> DIRECTION
Omit the pictures, then write out every entry exactly as it reads.

------------------------------------------------------------

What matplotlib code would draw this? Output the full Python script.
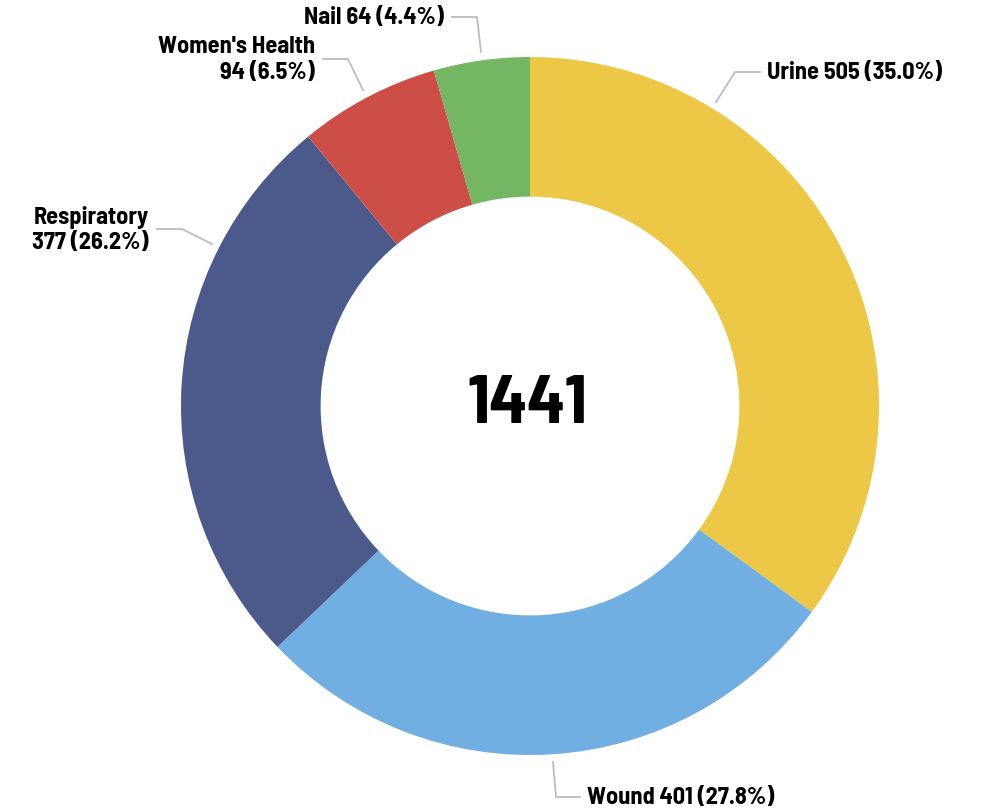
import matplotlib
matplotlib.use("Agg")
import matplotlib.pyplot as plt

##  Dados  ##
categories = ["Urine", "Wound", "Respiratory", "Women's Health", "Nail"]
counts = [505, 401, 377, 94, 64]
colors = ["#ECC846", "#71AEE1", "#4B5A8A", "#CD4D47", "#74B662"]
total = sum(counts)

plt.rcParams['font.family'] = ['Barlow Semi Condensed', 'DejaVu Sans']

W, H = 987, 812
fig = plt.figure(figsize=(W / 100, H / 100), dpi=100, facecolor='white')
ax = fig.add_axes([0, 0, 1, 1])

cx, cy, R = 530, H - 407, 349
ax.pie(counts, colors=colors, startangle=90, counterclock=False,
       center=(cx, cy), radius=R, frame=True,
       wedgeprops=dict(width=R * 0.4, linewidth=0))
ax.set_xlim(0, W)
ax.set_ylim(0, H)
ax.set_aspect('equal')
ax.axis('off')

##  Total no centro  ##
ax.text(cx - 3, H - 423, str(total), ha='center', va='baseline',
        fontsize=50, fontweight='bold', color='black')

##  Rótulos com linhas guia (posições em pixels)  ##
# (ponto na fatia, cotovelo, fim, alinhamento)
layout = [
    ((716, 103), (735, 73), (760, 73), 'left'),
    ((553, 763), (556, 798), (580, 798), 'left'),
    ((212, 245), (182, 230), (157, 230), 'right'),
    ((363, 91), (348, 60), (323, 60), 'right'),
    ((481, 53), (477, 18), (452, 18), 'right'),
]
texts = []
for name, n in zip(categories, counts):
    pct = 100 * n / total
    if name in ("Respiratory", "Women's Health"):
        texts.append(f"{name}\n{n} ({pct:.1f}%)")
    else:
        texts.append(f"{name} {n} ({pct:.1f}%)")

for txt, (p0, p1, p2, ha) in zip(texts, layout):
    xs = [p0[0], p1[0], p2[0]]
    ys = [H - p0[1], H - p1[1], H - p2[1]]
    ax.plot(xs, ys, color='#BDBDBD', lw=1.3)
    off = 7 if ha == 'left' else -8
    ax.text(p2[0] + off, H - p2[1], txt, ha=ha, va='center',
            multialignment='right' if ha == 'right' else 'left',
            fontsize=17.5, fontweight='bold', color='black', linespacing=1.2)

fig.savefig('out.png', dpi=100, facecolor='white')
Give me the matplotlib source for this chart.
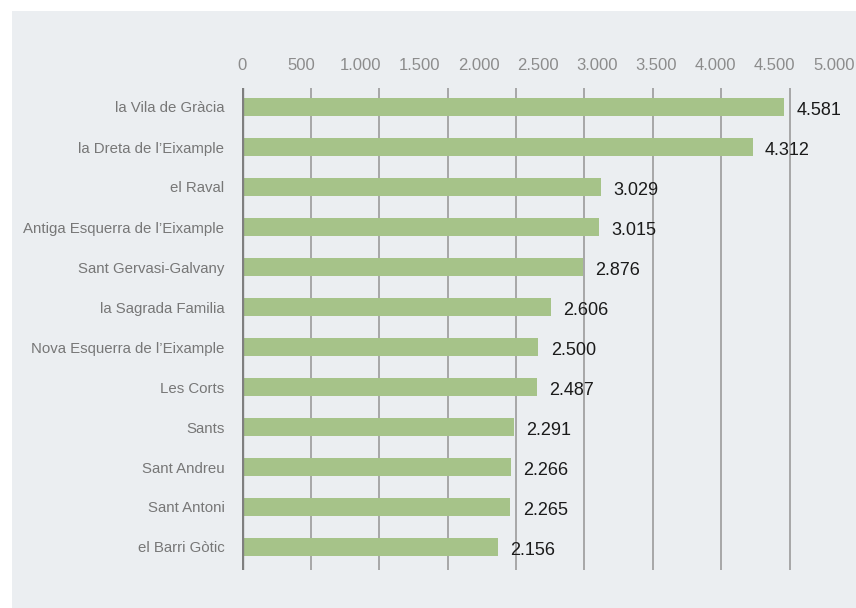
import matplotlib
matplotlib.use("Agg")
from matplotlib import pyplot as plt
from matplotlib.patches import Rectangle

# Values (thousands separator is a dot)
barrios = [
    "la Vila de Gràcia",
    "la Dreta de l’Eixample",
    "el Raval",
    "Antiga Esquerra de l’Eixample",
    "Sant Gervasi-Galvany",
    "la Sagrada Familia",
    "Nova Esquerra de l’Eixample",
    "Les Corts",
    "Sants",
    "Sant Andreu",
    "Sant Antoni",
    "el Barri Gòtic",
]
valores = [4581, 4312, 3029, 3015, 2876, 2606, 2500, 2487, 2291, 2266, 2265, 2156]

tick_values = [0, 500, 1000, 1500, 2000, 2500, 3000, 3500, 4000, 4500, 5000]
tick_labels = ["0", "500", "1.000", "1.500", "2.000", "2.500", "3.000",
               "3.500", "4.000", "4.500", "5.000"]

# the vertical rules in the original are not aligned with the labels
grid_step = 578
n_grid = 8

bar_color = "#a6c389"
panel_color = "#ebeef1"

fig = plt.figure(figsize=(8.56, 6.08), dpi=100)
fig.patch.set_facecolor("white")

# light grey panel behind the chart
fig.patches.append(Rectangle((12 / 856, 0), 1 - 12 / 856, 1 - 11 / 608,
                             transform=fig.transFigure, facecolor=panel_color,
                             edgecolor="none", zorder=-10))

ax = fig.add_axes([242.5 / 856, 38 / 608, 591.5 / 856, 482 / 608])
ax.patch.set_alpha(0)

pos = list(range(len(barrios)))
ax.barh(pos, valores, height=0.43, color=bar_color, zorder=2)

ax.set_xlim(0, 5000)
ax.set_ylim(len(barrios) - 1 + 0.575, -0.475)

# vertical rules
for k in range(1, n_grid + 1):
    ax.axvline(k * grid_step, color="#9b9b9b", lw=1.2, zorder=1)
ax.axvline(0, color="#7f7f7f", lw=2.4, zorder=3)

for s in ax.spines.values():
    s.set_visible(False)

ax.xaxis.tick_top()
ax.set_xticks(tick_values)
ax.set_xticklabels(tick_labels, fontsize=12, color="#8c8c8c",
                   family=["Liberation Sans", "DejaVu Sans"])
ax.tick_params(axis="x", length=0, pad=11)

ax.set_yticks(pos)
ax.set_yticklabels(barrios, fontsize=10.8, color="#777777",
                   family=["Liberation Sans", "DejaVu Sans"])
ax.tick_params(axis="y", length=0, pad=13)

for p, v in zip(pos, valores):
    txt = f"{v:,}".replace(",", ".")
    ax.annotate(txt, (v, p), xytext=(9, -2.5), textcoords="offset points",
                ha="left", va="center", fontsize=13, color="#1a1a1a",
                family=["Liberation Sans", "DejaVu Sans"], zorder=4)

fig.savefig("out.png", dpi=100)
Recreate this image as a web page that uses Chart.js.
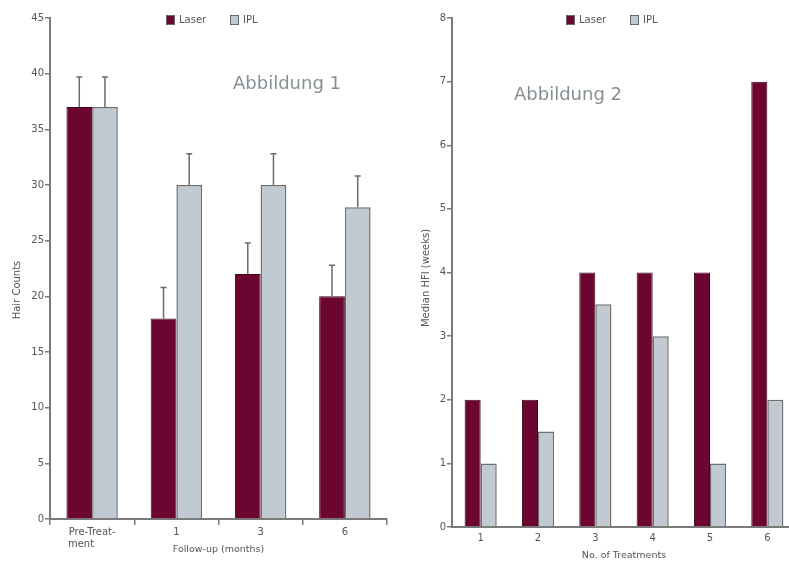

------------------------------------------------------------

> EXERCISE SOLUTION
What matplotlib code would draw this? Output the full Python script.
import matplotlib
matplotlib.use("Agg")
import matplotlib.pyplot as plt

##  Dados  ##
categories = ["Urine", "Wound", "Respiratory", "Women's Health", "Nail"]
counts = [505, 401, 377, 94, 64]
colors = ["#ECC846", "#71AEE1", "#4B5A8A", "#CD4D47", "#74B662"]
total = sum(counts)

plt.rcParams['font.family'] = ['Barlow Semi Condensed', 'DejaVu Sans']

W, H = 987, 812
fig = plt.figure(figsize=(W / 100, H / 100), dpi=100, facecolor='white')
ax = fig.add_axes([0, 0, 1, 1])

cx, cy, R = 530, H - 407, 349
ax.pie(counts, colors=colors, startangle=90, counterclock=False,
       center=(cx, cy), radius=R, frame=True,
       wedgeprops=dict(width=R * 0.4, linewidth=0))
ax.set_xlim(0, W)
ax.set_ylim(0, H)
ax.set_aspect('equal')
ax.axis('off')

##  Total no centro  ##
ax.text(cx - 3, H - 423, str(total), ha='center', va='baseline',
        fontsize=50, fontweight='bold', color='black')

##  Rótulos com linhas guia (posições em pixels)  ##
# (ponto na fatia, cotovelo, fim, alinhamento)
layout = [
    ((716, 103), (735, 73), (760, 73), 'left'),
    ((553, 763), (556, 798), (580, 798), 'left'),
    ((212, 245), (182, 230), (157, 230), 'right'),
    ((363, 91), (348, 60), (323, 60), 'right'),
    ((481, 53), (477, 18), (452, 18), 'right'),
]
texts = []
for name, n in zip(categories, counts):
    pct = 100 * n / total
    if name in ("Respiratory", "Women's Health"):
        texts.append(f"{name}\n{n} ({pct:.1f}%)")
    else:
        texts.append(f"{name} {n} ({pct:.1f}%)")

for txt, (p0, p1, p2, ha) in zip(texts, layout):
    xs = [p0[0], p1[0], p2[0]]
    ys = [H - p0[1], H - p1[1], H - p2[1]]
    ax.plot(xs, ys, color='#BDBDBD', lw=1.3)
    off = 7 if ha == 'left' else -8
    ax.text(p2[0] + off, H - p2[1], txt, ha=ha, va='center',
            multialignment='right' if ha == 'right' else 'left',
            fontsize=17.5, fontweight='bold', color='black', linespacing=1.2)

fig.savefig('out.png', dpi=100, facecolor='white')
Give me the matplotlib source for this chart.
import matplotlib
matplotlib.use("Agg")
from matplotlib import pyplot as plt
from matplotlib.patches import Rectangle

# Values (thousands separator is a dot)
barrios = [
    "la Vila de Gràcia",
    "la Dreta de l’Eixample",
    "el Raval",
    "Antiga Esquerra de l’Eixample",
    "Sant Gervasi-Galvany",
    "la Sagrada Familia",
    "Nova Esquerra de l’Eixample",
    "Les Corts",
    "Sants",
    "Sant Andreu",
    "Sant Antoni",
    "el Barri Gòtic",
]
valores = [4581, 4312, 3029, 3015, 2876, 2606, 2500, 2487, 2291, 2266, 2265, 2156]

tick_values = [0, 500, 1000, 1500, 2000, 2500, 3000, 3500, 4000, 4500, 5000]
tick_labels = ["0", "500", "1.000", "1.500", "2.000", "2.500", "3.000",
               "3.500", "4.000", "4.500", "5.000"]

# the vertical rules in the original are not aligned with the labels
grid_step = 578
n_grid = 8

bar_color = "#a6c389"
panel_color = "#ebeef1"

fig = plt.figure(figsize=(8.56, 6.08), dpi=100)
fig.patch.set_facecolor("white")

# light grey panel behind the chart
fig.patches.append(Rectangle((12 / 856, 0), 1 - 12 / 856, 1 - 11 / 608,
                             transform=fig.transFigure, facecolor=panel_color,
                             edgecolor="none", zorder=-10))

ax = fig.add_axes([242.5 / 856, 38 / 608, 591.5 / 856, 482 / 608])
ax.patch.set_alpha(0)

pos = list(range(len(barrios)))
ax.barh(pos, valores, height=0.43, color=bar_color, zorder=2)

ax.set_xlim(0, 5000)
ax.set_ylim(len(barrios) - 1 + 0.575, -0.475)

# vertical rules
for k in range(1, n_grid + 1):
    ax.axvline(k * grid_step, color="#9b9b9b", lw=1.2, zorder=1)
ax.axvline(0, color="#7f7f7f", lw=2.4, zorder=3)

for s in ax.spines.values():
    s.set_visible(False)

ax.xaxis.tick_top()
ax.set_xticks(tick_values)
ax.set_xticklabels(tick_labels, fontsize=12, color="#8c8c8c",
                   family=["Liberation Sans", "DejaVu Sans"])
ax.tick_params(axis="x", length=0, pad=11)

ax.set_yticks(pos)
ax.set_yticklabels(barrios, fontsize=10.8, color="#777777",
                   family=["Liberation Sans", "DejaVu Sans"])
ax.tick_params(axis="y", length=0, pad=13)

for p, v in zip(pos, valores):
    txt = f"{v:,}".replace(",", ".")
    ax.annotate(txt, (v, p), xytext=(9, -2.5), textcoords="offset points",
                ha="left", va="center", fontsize=13, color="#1a1a1a",
                family=["Liberation Sans", "DejaVu Sans"], zorder=4)

fig.savefig("out.png", dpi=100)
Recreate this image as a web page that uses Chart.js.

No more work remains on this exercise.